While the respiratory surfaces are covered with an alveolar epithelium of large polygonal cells, the free borders of all high septa and ridges, as well as the inner surfaces of the bronchial processes, are covered with ciliated cylindrical cells.

CHAPTER VIII
THE VASCULAR SYSTEM

The account given by Bronn in his Thierreich is apparently the only published description of the circulatory organs in the Crocodilia. This account, even when translated, is not very satisfactory, especially because it contains no diagrams of the circulation. It was, therefore, deemed worth while to work out the circulation in the Florida alligator in order that we might have not only a written description, but also a series of more or less accurate diagrams of the veins and arteries.

A number of departures from the description of Bronn were found, some of which are noted below.

Most of the work was done upon animals of about thirty inches length, which were obtained alive from the Arkansas Alligator Farm at Hot Springs, Ark.

The arteries were injected with a colored starch mass by inserting a two-way cannula into the dorsal aorta. With the blood thus forced into them from the arteries, the veins could, in most cases, be traced without difficulty.

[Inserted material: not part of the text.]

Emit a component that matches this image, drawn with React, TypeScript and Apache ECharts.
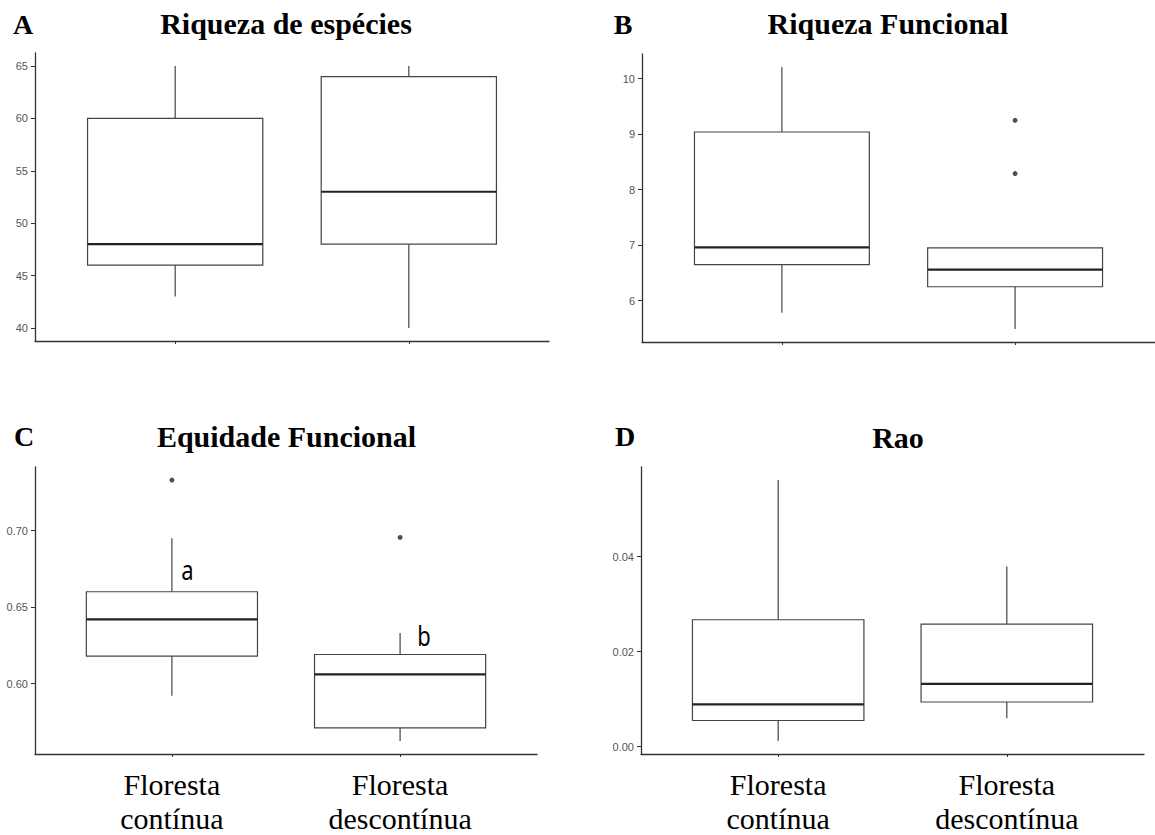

In the diagrams the outlines of the more important organs are accurately shown by dotted lines, and the relative diameters of the blood-vessels are shown as accurately as possible by the solid black lines.

The Heart

In the Crocodilia, as is well known, the heart is four-chambered and has about the same general shape as in the higher vertebrates, [Fig. 58].

The venous blood is emptied into a thin-walled sinus venosus on the dorsal side of the heart by three large vessels and one small one. The largest of these, the postcava, empties into the posterior side of the sinus venosus and brings blood from the posterior regions of the body; it is quite wide, but is exposed for a very short distance between the liver and the heart. Two large hepatic veins empty into the postcava so near the sinus venosus that they practically have openings into the sinus, as is shown in a somewhat exaggerated way in [Fig. 59]. Near the postcaval and hepatic openings is the distinct coronary vein, lying in a slight depression between the right and left ventricles.